Ihor Kozahn, director of Lviv’s National Museum, has expressed his fears that part of Russia’s goal is ‘destroying Ukraine’s cultural fabric’.

Taras Voznyak, director of Lviv National Art Gallery, theorises that ‘Putin knows that without art, without our history, Ukraine will have a weaker identity’ and the very purpose of the war was to ‘erase us and assimilate us’.

Olha Honchar, director of Ukraine’s Museum Crisis Center, emphasises that Russia’s attacks on Ukraine culture have been intentional, a tactic in their ‘precise aim of destroying our culture, as part of our identity, as something that distinguishes Ukraine from Russia’.

Lviv and Odesa have the limited gift of time, but other cities and towns in the east have been less fortuitous.

In Kharkiv, its main art museum’s windows were blown out, leaving 25,000 paintings exposed to freezing temperatures and snowfall for weeks.
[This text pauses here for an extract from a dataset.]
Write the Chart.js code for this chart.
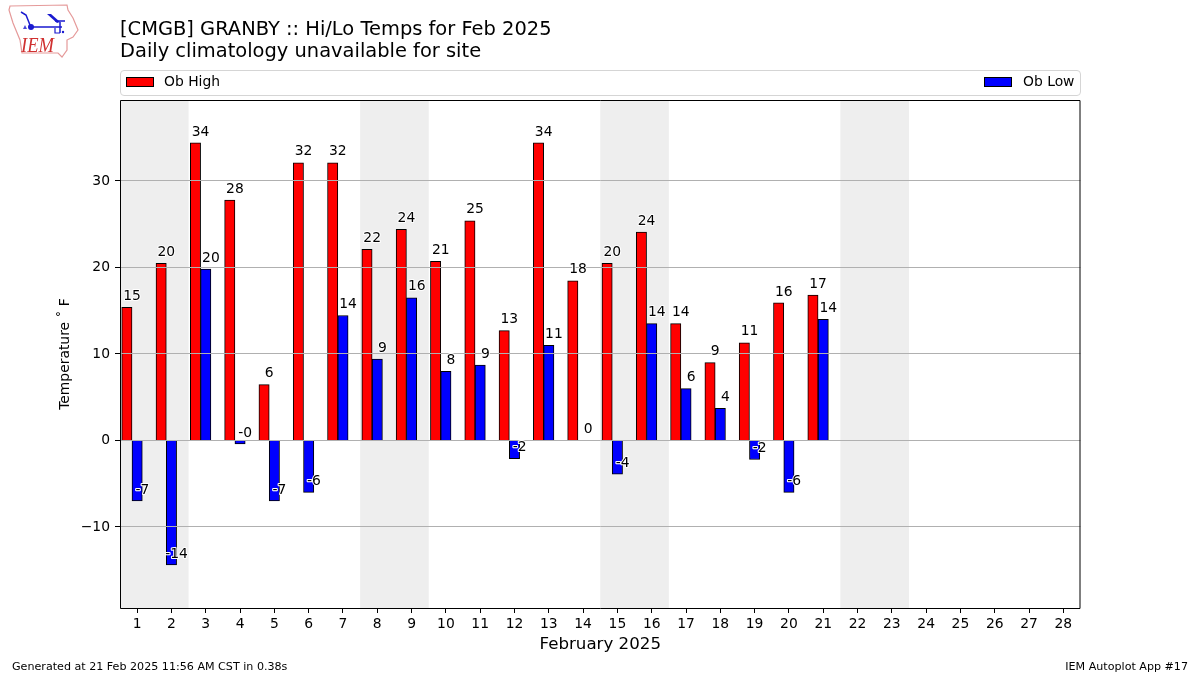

The stained-glass windows and nave of the city’s 17th-century century Assumption Cathedral has been damaged by shelling. The Ivankiv Museum of Local History near Kyiv was bombed, burning 25 paintings by the celebrated folk artist Maria Prymachenko. Other museums in Kyiv have been boarded up, their treasured works left inside as their caretakers had to evacuate.

However, the Ukrainian people have not faltered in the face of these attacks, instead of being further empowered and fuelled with a determination to save their cultural heritage.

In the months before the Russian invasion, Ukrainian museums were already preparing to relocate works to safer locations. The art rescue missions we have seen so far are large-scale collaborations between museums, archives, galleries, libraries, and cultural institutions around the country and with neighbouring nations, forming what appears to be one of the most comprehensive efforts at cultural preservation in our time.

The rallying of Ukraine and its allies to protect art and architecture for present and future generations truly shows how material culture is an extension of a people. To respect and protect culture is another way to fight for Ukraine, defying oppression and celebrating its unique history.